Ich sage dazu: wirklich kein starker Abgang des Bundeswirtschaftsministers. Man kann sich durchaus vorstellen, daß auf keiner Seite dieses Hauses so richtige Traurigkeit darüber aufkommt.
Die CDU-Landesgruppe in Nordrhein-Westfalen hat in Übereinstimmung mit uns Anfang November eine langfristige Regelung im Rahmen des Jahrhundertvertrages gefordert, die den Revierausgleich und die Kosten für niederflüchtige Kohle im Ausgleichsfonds beläßt. Aber die Koalitionsbeschlüsse von Mitte November haben ihre Forderungen nicht berücksichtigt. Und in den vergangenen Wochen mußte man auch mit ansehen, wie ein Landesvorsitzender Blüm, der übrigens an keiner Koalitionsrunde beteiligt war,
die nicht gewollten Beschlüsse wie saures Bier angepriesen hat. In diesem trickreichen Spiel reichen halt hehre Forderungen nicht aus, meine Damen und Herren von der CDU in Nordrhein-Westfalen. Sie müssen schon ein bißchen mehr tun, um die Interessen Ihres Landes durchzusetzen.

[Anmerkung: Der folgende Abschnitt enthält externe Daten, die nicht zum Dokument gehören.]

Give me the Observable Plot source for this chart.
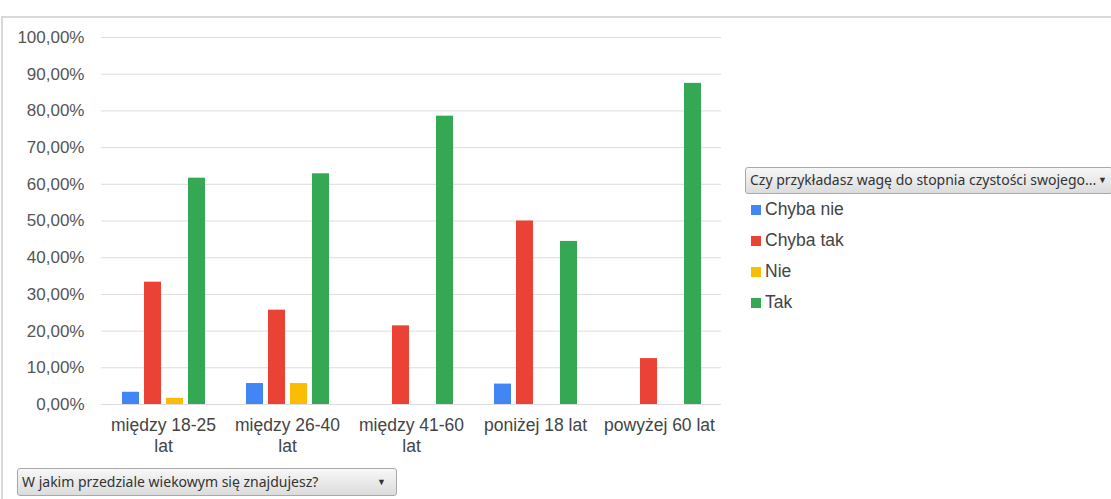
<!DOCTYPE html>
<html><head><meta charset="utf-8">
<script src="https://cdn.jsdelivr.net/npm/d3@7"></script>
<script src="https://cdn.jsdelivr.net/npm/@observablehq/plot@0.6"></script>
<style>
body{margin:0;background:#fff;width:1111px;height:499px;overflow:hidden;position:relative;font-family:"Liberation Sans",Arial,sans-serif;}
#frame{position:absolute;left:1px;top:16px;width:1120px;height:500px;border-left:2px solid #d9d9d9;border-top:2px solid #d9d9d9;z-index:2;pointer-events:none;}
#chart{position:absolute;left:0;top:0;z-index:1;}
.dd{position:absolute;z-index:3;box-sizing:border-box;border:1px solid #a9a9a9;border-radius:3px;background:linear-gradient(#f7f7f7,#dcdcdc);font-family:"Noto Sans","Open Sans",sans-serif;font-size:14px;color:#333;padding:2px 4px;white-space:nowrap;}
.dd .arr{position:absolute;right:8px;top:4px;font-size:9px;color:#333;}
#legend{position:absolute;z-index:3;left:751px;top:199px;font-size:17.5px;color:#444;}
#legend .it{height:31px;display:flex;align-items:flex-start;}
#legend .sw{width:10px;height:10px;margin-top:6px;margin-right:4px;}
</style></head>
<body>
<div id="frame"></div>
<div id="chart"></div>
<div class="dd" style="left:745px;top:167px;width:368px;height:27px;">Czy przykładasz wagę do stopnia czystości swojego...<span class="arr" style="right:5px;top:5px">▼</span></div>
<div id="legend"></div>
<div class="dd" style="left:17px;top:468px;width:380px;height:28px;padding-top:3px;">W jakim przedziale wiekowym się znajdujesz?<span class="arr" style="right:10px;top:6px">▼</span></div>
<script>
const categories = ["między 18-25 lat","między 26-40 lat","między 41-60 lat","poniżej 18 lat","powyżej 60 lat"];
const series = ["Chyba nie","Chyba tak","Nie","Tak"];
const colors = ["#4285f4","#ea4335","#fbbc04","#34a853"];
const chybaNie = [0.0333, 0.0571, null, 0.0556, null];
const chybaTak = [0.3333, 0.2571, 0.2143, 0.5, 0.125];
const nie      = [0.0167, 0.0571, null, null, null];
const tak      = [0.6167, 0.6286, 0.7857, 0.4444, 0.875];
const yTicks = [0,0.1,0.2,0.3,0.4,0.5,0.6,0.7,0.8,0.9,1.0];

const valuesBySeries = [chybaNie, chybaTak, nie, tak];
const data = [];
categories.forEach((c,i)=>series.forEach((s,j)=>{
  const v = valuesBySeries[j][i];
  if (v != null) data.push({cat:c, ser:s, val:v});
}));
const wrap = d => d.length > 14 ? d.replace(/ (\S+)$/, "\n$1") : d;
const fmt = d => (d*100).toFixed(2).replace(".",",") + "%";

const chart = Plot.plot({
  width: 740, height: 460,
  marginTop: 37, marginBottom: 56, marginLeft: 100, marginRight: 18,
  style: {fontFamily: "'Liberation Sans', Arial, sans-serif", fontSize: "17px", color: "#555", background: "transparent"},
  fx: {domain: categories, padding: 0, label: null},
  x: {domain: series, paddingInner: 0.25, paddingOuter: 0.86, axis: null},
  y: {domain: [0,1], ticks: yTicks, label: null},
  color: {domain: series, range: colors},
  marks: [
    Plot.gridY(yTicks, {stroke: "#dcdcdc", strokeOpacity: 1}),
    Plot.axisY(yTicks, {tickFormat: fmt, tickSize: 0, tickPadding: 17, fontSize: 17, fill: "#555", label: null}),
    Plot.axisFx({anchor: "bottom", tickFormat: wrap, tickSize: 0, tickPadding: 12, fontSize: 17.5, fill: "#444", label: null, lineHeight: 1.18}),
    Plot.barY(data, {fx: "cat", x: "ser", y: "val", fill: "ser"})
  ]
});
document.getElementById("chart").appendChild(chart);

const lg = document.getElementById("legend");
series.forEach((s,i)=>{
  const it = document.createElement("div"); it.className="it";
  it.innerHTML = `<span class="sw" style="background:${colors[i]}"></span><span>${s}</span>`;
  lg.appendChild(it);
});
</script>
</body></html>
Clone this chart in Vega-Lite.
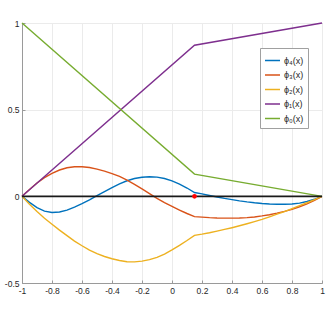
{
  "$schema": "https://vega.github.io/schema/vega-lite/v6.json",
  "width": 300,
  "height": 260,
  "autosize": {"type": "none"},
  "padding": {"left": 22, "top": 23, "right": 10, "bottom": 36},
  "background": "white",
  "config": {
    "font": "Liberation Sans",
    "view": {"stroke": "#9a9a9a", "strokeWidth": 1},
    "axis": {
      "labelFont": "Liberation Sans",
      "labelFontSize": 8.5,
      "labelColor": "#262626",
      "domainColor": "#9a9a9a",
      "tickColor": "#9a9a9a",
      "gridColor": "#ebebeb",
      "title": null
    }
  },
  "datasets": {
    "curves": [
      {"s":"ϕ₄(x)","x":-1,"y":0},{"s":"ϕ₄(x)","x":-0.95,"y":-0.035},{"s":"ϕ₄(x)","x":-0.9,"y":-0.065},{"s":"ϕ₄(x)","x":-0.85,"y":-0.085},{"s":"ϕ₄(x)","x":-0.8,"y":-0.093},{"s":"ϕ₄(x)","x":-0.75,"y":-0.09},{"s":"ϕ₄(x)","x":-0.7,"y":-0.08},{"s":"ϕ₄(x)","x":-0.65,"y":-0.062},{"s":"ϕ₄(x)","x":-0.6,"y":-0.042},{"s":"ϕ₄(x)","x":-0.55,"y":-0.02},{"s":"ϕ₄(x)","x":-0.5,"y":0.004},{"s":"ϕ₄(x)","x":-0.45,"y":0.027},{"s":"ϕ₄(x)","x":-0.4,"y":0.05},{"s":"ϕ₄(x)","x":-0.35,"y":0.072},{"s":"ϕ₄(x)","x":-0.3,"y":0.09},{"s":"ϕ₄(x)","x":-0.25,"y":0.103},{"s":"ϕ₄(x)","x":-0.2,"y":0.11},{"s":"ϕ₄(x)","x":-0.15,"y":0.113},{"s":"ϕ₄(x)","x":-0.1,"y":0.111},{"s":"ϕ₄(x)","x":-0.05,"y":0.103},{"s":"ϕ₄(x)","x":0,"y":0.089},{"s":"ϕ₄(x)","x":0.05,"y":0.07},{"s":"ϕ₄(x)","x":0.1,"y":0.048},{"s":"ϕ₄(x)","x":0.15,"y":0.022},{"s":"ϕ₄(x)","x":0.2,"y":0.014},{"s":"ϕ₄(x)","x":0.25,"y":0.005},{"s":"ϕ₄(x)","x":0.3,"y":-0.004},{"s":"ϕ₄(x)","x":0.35,"y":-0.012},{"s":"ϕ₄(x)","x":0.4,"y":-0.019},{"s":"ϕ₄(x)","x":0.45,"y":-0.026},{"s":"ϕ₄(x)","x":0.5,"y":-0.032},{"s":"ϕ₄(x)","x":0.55,"y":-0.037},{"s":"ϕ₄(x)","x":0.6,"y":-0.041},{"s":"ϕ₄(x)","x":0.65,"y":-0.044},{"s":"ϕ₄(x)","x":0.7,"y":-0.046},{"s":"ϕ₄(x)","x":0.75,"y":-0.046},{"s":"ϕ₄(x)","x":0.8,"y":-0.044},{"s":"ϕ₄(x)","x":0.85,"y":-0.039},{"s":"ϕ₄(x)","x":0.9,"y":-0.03},{"s":"ϕ₄(x)","x":0.95,"y":-0.017},{"s":"ϕ₄(x)","x":1,"y":0},
      {"s":"ϕ₃(x)","x":-1,"y":0},{"s":"ϕ₃(x)","x":-0.95,"y":0.04},{"s":"ϕ₃(x)","x":-0.9,"y":0.077},{"s":"ϕ₃(x)","x":-0.85,"y":0.108},{"s":"ϕ₃(x)","x":-0.8,"y":0.133},{"s":"ϕ₃(x)","x":-0.75,"y":0.152},{"s":"ϕ₃(x)","x":-0.7,"y":0.165},{"s":"ϕ₃(x)","x":-0.65,"y":0.171},{"s":"ϕ₃(x)","x":-0.6,"y":0.171},{"s":"ϕ₃(x)","x":-0.55,"y":0.166},{"s":"ϕ₃(x)","x":-0.5,"y":0.157},{"s":"ϕ₃(x)","x":-0.45,"y":0.145},{"s":"ϕ₃(x)","x":-0.4,"y":0.131},{"s":"ϕ₃(x)","x":-0.35,"y":0.115},{"s":"ϕ₃(x)","x":-0.3,"y":0.093},{"s":"ϕ₃(x)","x":-0.25,"y":0.069},{"s":"ϕ₃(x)","x":-0.2,"y":0.043},{"s":"ϕ₃(x)","x":-0.15,"y":0.016},{"s":"ϕ₃(x)","x":-0.1,"y":-0.012},{"s":"ϕ₃(x)","x":-0.05,"y":-0.036},{"s":"ϕ₃(x)","x":0,"y":-0.058},{"s":"ϕ₃(x)","x":0.05,"y":-0.079},{"s":"ϕ₃(x)","x":0.1,"y":-0.099},{"s":"ϕ₃(x)","x":0.15,"y":-0.117},{"s":"ϕ₃(x)","x":0.2,"y":-0.12},{"s":"ϕ₃(x)","x":0.25,"y":-0.123},{"s":"ϕ₃(x)","x":0.3,"y":-0.125},{"s":"ϕ₃(x)","x":0.35,"y":-0.126},{"s":"ϕ₃(x)","x":0.4,"y":-0.126},{"s":"ϕ₃(x)","x":0.45,"y":-0.125},{"s":"ϕ₃(x)","x":0.5,"y":-0.123},{"s":"ϕ₃(x)","x":0.55,"y":-0.119},{"s":"ϕ₃(x)","x":0.6,"y":-0.113},{"s":"ϕ₃(x)","x":0.65,"y":-0.106},{"s":"ϕ₃(x)","x":0.7,"y":-0.097},{"s":"ϕ₃(x)","x":0.75,"y":-0.087},{"s":"ϕ₃(x)","x":0.8,"y":-0.075},{"s":"ϕ₃(x)","x":0.85,"y":-0.06},{"s":"ϕ₃(x)","x":0.9,"y":-0.043},{"s":"ϕ₃(x)","x":0.95,"y":-0.023},{"s":"ϕ₃(x)","x":1,"y":0},
      {"s":"ϕ₂(x)","x":-1,"y":0},{"s":"ϕ₂(x)","x":-0.95,"y":-0.045},{"s":"ϕ₂(x)","x":-0.9,"y":-0.087},{"s":"ϕ₂(x)","x":-0.85,"y":-0.126},{"s":"ϕ₂(x)","x":-0.8,"y":-0.161},{"s":"ϕ₂(x)","x":-0.75,"y":-0.195},{"s":"ϕ₂(x)","x":-0.7,"y":-0.227},{"s":"ϕ₂(x)","x":-0.65,"y":-0.258},{"s":"ϕ₂(x)","x":-0.6,"y":-0.285},{"s":"ϕ₂(x)","x":-0.55,"y":-0.31},{"s":"ϕ₂(x)","x":-0.5,"y":-0.33},{"s":"ϕ₂(x)","x":-0.45,"y":-0.347},{"s":"ϕ₂(x)","x":-0.4,"y":-0.36},{"s":"ϕ₂(x)","x":-0.35,"y":-0.37},{"s":"ϕ₂(x)","x":-0.3,"y":-0.377},{"s":"ϕ₂(x)","x":-0.25,"y":-0.378},{"s":"ϕ₂(x)","x":-0.2,"y":-0.374},{"s":"ϕ₂(x)","x":-0.15,"y":-0.365},{"s":"ϕ₂(x)","x":-0.1,"y":-0.352},{"s":"ϕ₂(x)","x":-0.05,"y":-0.333},{"s":"ϕ₂(x)","x":0,"y":-0.309},{"s":"ϕ₂(x)","x":0.05,"y":-0.283},{"s":"ϕ₂(x)","x":0.1,"y":-0.255},{"s":"ϕ₂(x)","x":0.15,"y":-0.225},{"s":"ϕ₂(x)","x":0.2,"y":-0.218},{"s":"ϕ₂(x)","x":0.25,"y":-0.21},{"s":"ϕ₂(x)","x":0.3,"y":-0.201},{"s":"ϕ₂(x)","x":0.35,"y":-0.191},{"s":"ϕ₂(x)","x":0.4,"y":-0.181},{"s":"ϕ₂(x)","x":0.45,"y":-0.17},{"s":"ϕ₂(x)","x":0.5,"y":-0.158},{"s":"ϕ₂(x)","x":0.55,"y":-0.146},{"s":"ϕ₂(x)","x":0.6,"y":-0.133},{"s":"ϕ₂(x)","x":0.65,"y":-0.118},{"s":"ϕ₂(x)","x":0.7,"y":-0.103},{"s":"ϕ₂(x)","x":0.75,"y":-0.088},{"s":"ϕ₂(x)","x":0.8,"y":-0.071},{"s":"ϕ₂(x)","x":0.85,"y":-0.054},{"s":"ϕ₂(x)","x":0.9,"y":-0.037},{"s":"ϕ₂(x)","x":0.95,"y":-0.019},{"s":"ϕ₂(x)","x":1,"y":0},
      {"s":"ϕ₁(x)","x":-1,"y":0},{"s":"ϕ₁(x)","x":0.15,"y":0.872},{"s":"ϕ₁(x)","x":1,"y":1},
      {"s":"ϕ₀(x)","x":-1,"y":1},{"s":"ϕ₀(x)","x":0.15,"y":0.128},{"s":"ϕ₀(x)","x":1,"y":0}
    ],
    "zero": [{"x":-1,"y":0},{"x":1,"y":0}],
    "node": [{"x":0.15,"y":0}]
  },
  "encoding": {
    "x": {"field": "x", "type": "quantitative", "scale": {"domain": [-1, 1], "nice": false, "zero": false},
      "axis": {"orient": "bottom", "values": [-1,-0.8,-0.6,-0.4,-0.2,0,0.2,0.4,0.6,0.8,1], "labelExpr": "'' + datum.value", "grid": true, "tickSize": -3, "labelPadding": 6, "labelFlush": false}},
    "y": {"field": "y", "type": "quantitative", "scale": {"domain": [-0.5, 1], "nice": false, "zero": false},
      "axis": {"orient": "left", "values": [-0.5,0,0.5,1], "labelExpr": "'' + datum.value", "grid": true, "tickSize": -3, "labelPadding": 6, "labelFlush": false}}
  },
  "layer": [
    {
      "data": {"name": "curves"},
      "mark": {"type": "line", "strokeWidth": 1.4, "interpolate": "linear"},
      "encoding": {
        "color": {"field": "s", "type": "nominal",
          "scale": {"domain": ["ϕ₄(x)","ϕ₃(x)","ϕ₂(x)","ϕ₁(x)","ϕ₀(x)"], "range": ["#0072BD","#D95319","#EDB120","#7E2F8E","#77AC30"]},
          "legend": {"title": null, "orient": "none", "legendX": 238, "legendY": 25, "symbolType": "stroke", "symbolSize": 225, "symbolStrokeWidth": 1.5, "labelFontSize": 9, "labelColor": "#262626", "labelFont": "Liberation Sans", "fillColor": "white", "strokeColor": "#a0a0a0", "padding": 4, "rowPadding": 0.5, "labelOffset": 3}},
        "detail": {"field": "s"},
        "order": {"field": "x", "type": "quantitative"}
      }
    },
    {
      "data": {"name": "zero"},
      "mark": {"type": "line", "color": "#1a1a1a", "strokeWidth": 1.8},
      "encoding": {}
    },
    {
      "data": {"name": "node"},
      "mark": {"type": "point", "filled": true, "color": "#ff0000", "size": 22, "opacity": 1},
      "encoding": {}
    }
  ]
}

Sie sind es nämlich, die darüber entscheiden, ob die Regierungskoalition noch über eine Mehrheit verfügt oder nicht — nicht wir, die Opposition.
Wenn wir der Verordnung heute zustimmen, dann darf das allerdings nicht falsch verstanden werden.
Wir stimmen den 8,5 To zu, weil jede Erhöhung des Kohlepfennigs die Finanzierungsschwierigkeiten des Verstromungsfonds abmildert.